• WRITTEN PROBLEM:
Copy out every line exactly, passing over the pictures.

·····

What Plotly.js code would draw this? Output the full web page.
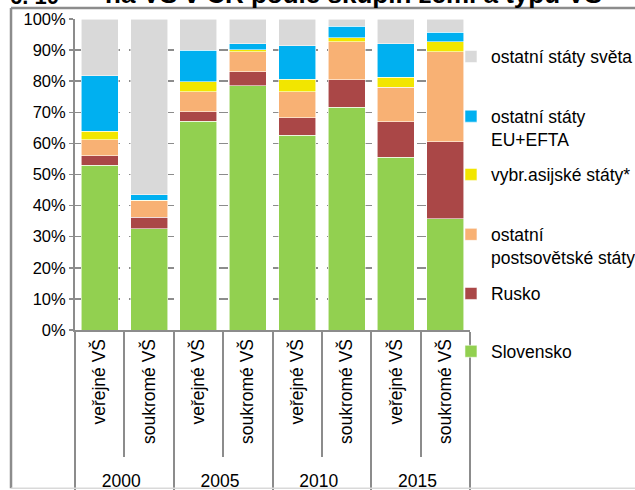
<!DOCTYPE html>
<html>
<head>
<meta charset="utf-8">
<script src="https://cdn.plot.ly/plotly-3.0.1.min.js"></script>
<style>html,body{margin:0;padding:0;background:#fff;}</style>
</head>
<body>
<div id="chart" style="width:635px;height:490px;"></div>
<script>
// Categories
const years = ['2000','2000','2005','2005','2010','2010','2015','2015'];
const types = ['\u00a0\u00a0veřejné VŠ','\u00a0\u00a0soukromé VŠ','\u00a0\u00a0veřejné VŠ','\u00a0\u00a0soukromé VŠ','\u00a0\u00a0veřejné VŠ','\u00a0\u00a0soukromé VŠ','\u00a0\u00a0veřejné VŠ','\u00a0\u00a0soukromé VŠ'];

// Series values (% shares)
const slovensko   = [53.0, 32.6, 67.1, 78.5, 62.6, 71.6, 55.6, 35.7];
const rusko       = [3.0, 3.7, 3.1, 4.5, 5.7, 8.8, 11.4, 24.8];
const postsovet   = [5.2, 5.3, 6.4, 6.5, 8.3, 12.3, 11.0, 29.0];
const asijske     = [2.7, 0.1, 3.2, 0.6, 4.0, 1.3, 3.2, 3.2];
const euEfta      = [17.8, 1.8, 10.2, 2.0, 10.8, 3.7, 10.8, 3.1];
const ostatniSvet = [18.3, 56.5, 10.0, 7.9, 8.6, 2.3, 8.0, 4.2];

const seriesNames = ['Slovensko','Rusko','ostatní<br>postsovětské státy','vybr.asijské státy*','ostatní státy<br>EU+EFTA','ostatní státy světa'];
const seriesValues = [slovensko, rusko, postsovet, asijske, euEfta, ostatniSvet];
const seriesColors = ['#92D050','#AA4747','#F8B174','#F2E600','#00B0F0','#D9D9D9'];
const legendTops = [0.3196, 0.4376, 0.5582, 0.6806, 0.7994, 0.9212];

const font = 'Liberation Sans, Arial, sans-serif';

const traces = seriesValues.map((vals, i) => ({
  type: 'bar',
  name: seriesNames[i],
  x: [years, types],
  y: vals,
  marker: {color: seriesColors[i], line: {color: 'rgba(255,255,255,0.7)', width: 0.8}},
  legend: 'legend' + (i + 2),
  hoverinfo: 'y+name'
}));

const layout = {
  width: 635, height: 490,
  margin: {l: 75, r: 165, t: 19, b: 160, autoexpand: false},
  paper_bgcolor: '#ffffff', plot_bgcolor: '#ffffff',
  barmode: 'stack', bargap: 0.25,
  font: {family: font, color: '#000', size: 17.5},
  xaxis: {
    type: 'multicategory', automargin: false,
    tickangle: -90,
    tickfont: {family: font, size: 17.5, color: '#000'},
    ticks: 'outside', tickson: 'boundaries', ticklen: 125, tickcolor: '#8c8c8c', tickwidth: 2,
    showdividers: true, dividercolor: '#8c8c8c', dividerwidth: 2,
    showline: true, linecolor: '#8c8c8c', linewidth: 2,
    showgrid: false
  },
  yaxis: {
    range: [0, 100], dtick: 10, ticksuffix: '%', automargin: false,
    tickfont: {family: font, size: 16.5, color: '#000'},
    showgrid: true, gridcolor: '#8c8c8c', griddash: 'dash', gridwidth: 1.5,
    zeroline: false,
    showline: true, linecolor: '#8c8c8c', linewidth: 2,
    ticks: 'outside', ticklen: 4, tickcolor: '#8c8c8c', tickwidth: 1.5
  },
  annotations: [
    {text: '<b>6. 10</b>', xref: 'paper', yref: 'paper', x: -0.17, y: 1.027, xanchor: 'left', yanchor: 'bottom', showarrow: false, font: {family: font, size: 22, color: '#000'}},
    {text: '<b>na VŠ v ČR podle skupin zemí a typu VŠ</b>', xref: 'paper', yref: 'paper', x: 0.07, y: 1.025, xanchor: 'left', yanchor: 'bottom', showarrow: false, font: {family: font, size: 26, color: '#000'}}
  ],
  shapes: [
    {type: 'line', xref: 'paper', yref: 'paper', x0: -0.162, x1: 1.5, y0: 1.0354, y1: 1.0354, line: {color: '#8c8c8c', width: 2.5}},
    {type: 'line', xref: 'paper', yref: 'paper', x0: -0.162, x1: -0.162, y0: 1.0354, y1: -0.509, line: {color: '#8c8c8c', width: 2.5}},
    {type: 'line', xref: 'paper', yref: 'paper', x0: -0.162, x1: 1.5, y0: -0.509, y1: -0.509, line: {color: '#d9d9d9', width: 1.5}}
  ],
  legend: {visible: false}
};

legendTops.forEach((y, i) => {
  layout['legend' + (i + 2)] = {
    xref: 'container', yref: 'container',
    x: 0.7102, xanchor: 'left', y: y, yanchor: 'top',
    bgcolor: 'rgba(0,0,0,0)', borderwidth: 0,
    font: {family: font, size: 17.5, color: '#000'},
    valign: 'top', itemclick: false, itemdoubleclick: false
  };
});

Plotly.newPlot('chart', traces, layout, {displayModeBar: false, staticPlot: true});
</script>
</body>
</html>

·····

• SOLUTION:
What Plotly.js code would draw this? Output the full web page.
<!DOCTYPE html>
<html>
<head>
<meta charset="utf-8">
<script src="https://cdn.plot.ly/plotly-3.0.1.min.js"></script>
<style>html,body{margin:0;padding:0;background:#fff;}</style>
</head>
<body>
<div id="chart" style="width:635px;height:490px;"></div>
<script>
// Categories
const years = ['2000','2000','2005','2005','2010','2010','2015','2015'];
const types = ['\u00a0\u00a0veřejné VŠ','\u00a0\u00a0soukromé VŠ','\u00a0\u00a0veřejné VŠ','\u00a0\u00a0soukromé VŠ','\u00a0\u00a0veřejné VŠ','\u00a0\u00a0soukromé VŠ','\u00a0\u00a0veřejné VŠ','\u00a0\u00a0soukromé VŠ'];

// Series values (% shares)
const slovensko   = [53.0, 32.6, 67.1, 78.5, 62.6, 71.6, 55.6, 35.7];
const rusko       = [3.0, 3.7, 3.1, 4.5, 5.7, 8.8, 11.4, 24.8];
const postsovet   = [5.2, 5.3, 6.4, 6.5, 8.3, 12.3, 11.0, 29.0];
const asijske     = [2.7, 0.1, 3.2, 0.6, 4.0, 1.3, 3.2, 3.2];
const euEfta      = [17.8, 1.8, 10.2, 2.0, 10.8, 3.7, 10.8, 3.1];
const ostatniSvet = [18.3, 56.5, 10.0, 7.9, 8.6, 2.3, 8.0, 4.2];

const seriesNames = ['Slovensko','Rusko','ostatní<br>postsovětské státy','vybr.asijské státy*','ostatní státy<br>EU+EFTA','ostatní státy světa'];
const seriesValues = [slovensko, rusko, postsovet, asijske, euEfta, ostatniSvet];
const seriesColors = ['#92D050','#AA4747','#F8B174','#F2E600','#00B0F0','#D9D9D9'];
const legendTops = [0.3196, 0.4376, 0.5582, 0.6806, 0.7994, 0.9212];

const font = 'Liberation Sans, Arial, sans-serif';

const traces = seriesValues.map((vals, i) => ({
  type: 'bar',
  name: seriesNames[i],
  x: [years, types],
  y: vals,
  marker: {color: seriesColors[i], line: {color: 'rgba(255,255,255,0.7)', width: 0.8}},
  legend: 'legend' + (i + 2),
  hoverinfo: 'y+name'
}));

const layout = {
  width: 635, height: 490,
  margin: {l: 75, r: 165, t: 19, b: 160, autoexpand: false},
  paper_bgcolor: '#ffffff', plot_bgcolor: '#ffffff',
  barmode: 'stack', bargap: 0.25,
  font: {family: font, color: '#000', size: 17.5},
  xaxis: {
    type: 'multicategory', automargin: false,
    tickangle: -90,
    tickfont: {family: font, size: 17.5, color: '#000'},
    ticks: 'outside', tickson: 'boundaries', ticklen: 125, tickcolor: '#8c8c8c', tickwidth: 2,
    showdividers: true, dividercolor: '#8c8c8c', dividerwidth: 2,
    showline: true, linecolor: '#8c8c8c', linewidth: 2,
    showgrid: false
  },
  yaxis: {
    range: [0, 100], dtick: 10, ticksuffix: '%', automargin: false,
    tickfont: {family: font, size: 16.5, color: '#000'},
    showgrid: true, gridcolor: '#8c8c8c', griddash: 'dash', gridwidth: 1.5,
    zeroline: false,
    showline: true, linecolor: '#8c8c8c', linewidth: 2,
    ticks: 'outside', ticklen: 4, tickcolor: '#8c8c8c', tickwidth: 1.5
  },
  annotations: [
    {text: '<b>6. 10</b>', xref: 'paper', yref: 'paper', x: -0.17, y: 1.027, xanchor: 'left', yanchor: 'bottom', showarrow: false, font: {family: font, size: 22, color: '#000'}},
    {text: '<b>na VŠ v ČR podle skupin zemí a typu VŠ</b>', xref: 'paper', yref: 'paper', x: 0.07, y: 1.025, xanchor: 'left', yanchor: 'bottom', showarrow: false, font: {family: font, size: 26, color: '#000'}}
  ],
  shapes: [
    {type: 'line', xref: 'paper', yref: 'paper', x0: -0.162, x1: 1.5, y0: 1.0354, y1: 1.0354, line: {color: '#8c8c8c', width: 2.5}},
    {type: 'line', xref: 'paper', yref: 'paper', x0: -0.162, x1: -0.162, y0: 1.0354, y1: -0.509, line: {color: '#8c8c8c', width: 2.5}},
    {type: 'line', xref: 'paper', yref: 'paper', x0: -0.162, x1: 1.5, y0: -0.509, y1: -0.509, line: {color: '#d9d9d9', width: 1.5}}
  ],
  legend: {visible: false}
};

legendTops.forEach((y, i) => {
  layout['legend' + (i + 2)] = {
    xref: 'container', yref: 'container',
    x: 0.7102, xanchor: 'left', y: y, yanchor: 'top',
    bgcolor: 'rgba(0,0,0,0)', borderwidth: 0,
    font: {family: font, size: 17.5, color: '#000'},
    valign: 'top', itemclick: false, itemdoubleclick: false
  };
});

Plotly.newPlot('chart', traces, layout, {displayModeBar: false, staticPlot: true});
</script>
</body>
</html>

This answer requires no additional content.